La existencia de esta economía criminal dentro de las cárceles tiene consecuencias profundas, tanto jurídicas como sociales. Desde una perspectiva de derecho penal, implica una grave violación de los derechos humanos de las personas privadas de libertad. El Estado no sólo incumple su deber de garantizar la seguridad y dignidad de los internos, sino que además permite o facilita la comisión de nuevos delitos dentro del entorno penitenciario. El castigo se convierte en una fuente de sufrimiento que excede lo legalmente permitido, imponiendo penas adicionales no contempladas por la sentencia judicial. El derecho penal mexicano, que reconoce los principios de legalidad, proporcionalidad y reinserción social, es burlado de forma sistemática dentro de estos muros.
A nivel social, el impacto es igualmente devastador. Las familias de los internos, muchas de ellas ya en condiciones de pobreza, son extorsionadas para enviar dinero con regularidad, lo que agrava su vulnerabilidad económica. Algunas madres, esposas o hijas se ven obligadas a empeñar pertenencias, endeudarse o incluso participar en actividades ilegales para poder cubrir las “cuotas” exigidas desde prisión. Este fenómeno crea un círculo de criminalidad que trasciende los barrotes, involucrando a personas que ni siquiera han sido condenadas por algún delito.

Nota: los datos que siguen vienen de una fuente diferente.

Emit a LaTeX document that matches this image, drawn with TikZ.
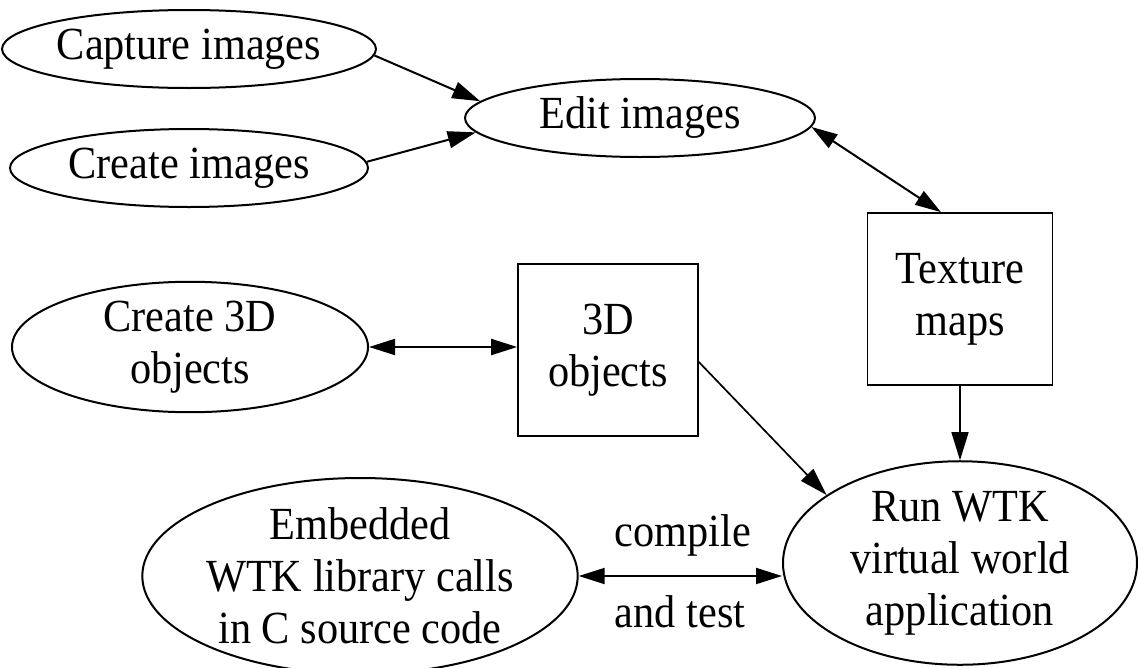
\documentclass[tikz,border=0pt]{standalone}
\usepackage{fontspec}
\setmainfont{Liberation Serif}[FakeStretch=0.92]
\usetikzlibrary{shapes.geometric,arrows.meta}
\begin{document}
\begin{tikzpicture}[x=1pt,y=-1pt,
  every node/.style={font=\fontsize{46}{52}\selectfont, align=center},
  ell/.style={ellipse, draw, line width=2pt, inner sep=0pt},
  box/.style={rectangle, draw, line width=1.7pt, inner sep=0pt},
  tip/.style={Triangle[length=28pt,width=17pt]},
  con/.style={line width=2pt, -{Triangle[length=28pt,width=17pt]}},
  bicon/.style={line width=2pt, {Triangle[length=26pt,width=16pt]}-{Triangle[length=26pt,width=16pt]}},
  lab/.style={inner sep=0pt}]
\useasboundingbox (0,0) rectangle (1138,667);
\node[ell, minimum width=358pt, minimum height=78pt] (cap) at (189,49) {Capture images};
\node[ell, minimum width=358pt, minimum height=78pt] (cre) at (189,168) {Create images};
\node[ell, minimum width=350pt, minimum height=78pt] (edit) at (640,118) {Edit images};
\node[box, minimum width=185pt, minimum height=172pt] (tex) at (960,299) {Texture\\maps};
\node[box, minimum width=180pt, minimum height=172pt] (td) at (608,350) {3D\\objects};
\node[ell, minimum width=356pt, minimum height=117pt] (c3d) at (190,347) {Create 3D\\objects};
\node[ell, minimum width=424pt, minimum height=196pt] (emb) at (360,576) {Embedded\\WTK library calls\\in C source code};
\node[ell, minimum width=354pt, minimum height=182pt] (run) at (960,563) {Run WTK\\virtual world\\application};
\node[lab] (comp) at (683,535) {compile};
\node[lab] (test) at (680,612) {and test};
\draw[con] (cap.-2) -- (edit.174);
\draw[con] (cre.2) -- (edit.185);
\draw[bicon] (edit.-3) -- ([xshift=-19pt]tex.north);
\draw[con, line width=1.5pt] (tex.south) -- (run.north);
\draw[con, line width=1.7pt] ([yshift=-12pt]td.east) -- (run.153);
\draw[bicon] (c3d.east) -- (c3d.east -| td.west);
\draw[bicon] (emb.east) -- (emb.east -| run.west);
\end{tikzpicture}
\end{document}
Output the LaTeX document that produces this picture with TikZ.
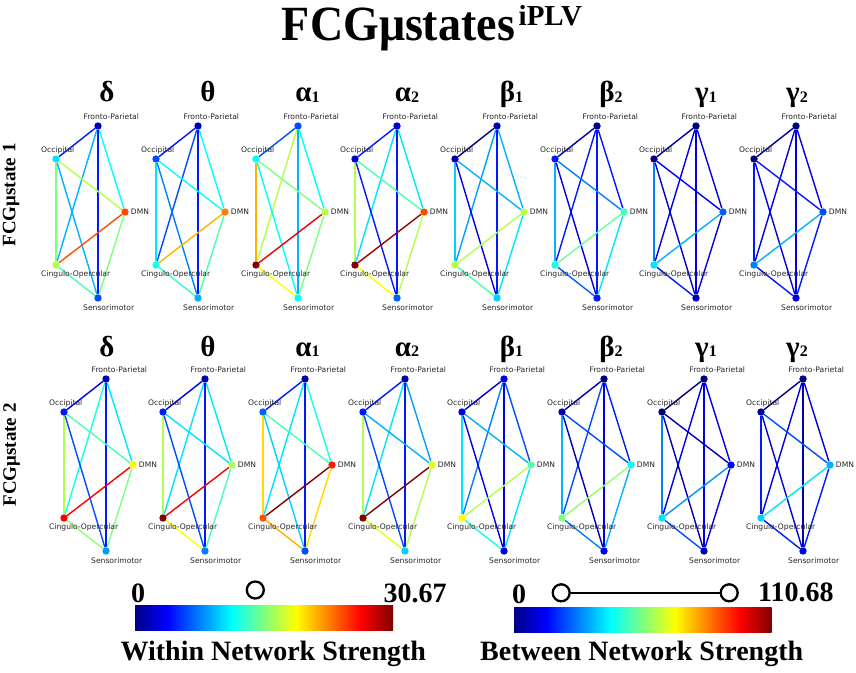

Lo más alarmante es la naturalización de este sistema. Muchos internos lo ven como una parte inevitable de la vida en prisión. Las autoridades lo toleran o lo justifican como un “mal menor” que ayuda a mantener el orden entre los reclusos. Sin embargo, esta normalización es un reflejo de un fracaso estructural: el Estado mexicano ha perdido el control de muchas de sus prisiones, cediendo el poder a estructuras paralelas que funcionan bajo lógicas de violencia, corrupción y lucro.
Combatir esta economía penitenciaria paralela no es tarea sencilla. Requiere un rediseño profundo del sistema penitenciario nacional, con énfasis en la transparencia, la supervisión externa y el fortalecimiento de los mecanismos de denuncia dentro de los penales. Se necesita también una depuración de personal corrupto, programas de inteligencia penitenciaria y, sobre todo, voluntad política para reconocer el problema y enfrentarlo sin simulaciones.
Las cárceles no deben ser tierra de nadie, ni espacios donde el crimen se reinventa y refuerza en nombre del castigo. Mientras las prisiones mexicanas sigan funcionando como mercados ilegales en los que se comercia con la dignidad humana, el sistema de justicia penal seguirá siendo un engranaje que alimenta, y no combate, la criminalidad. Reconstruir el Estado de derecho empieza por cerrar las puertas a estas economías de la violencia que hoy mandan desde adentro.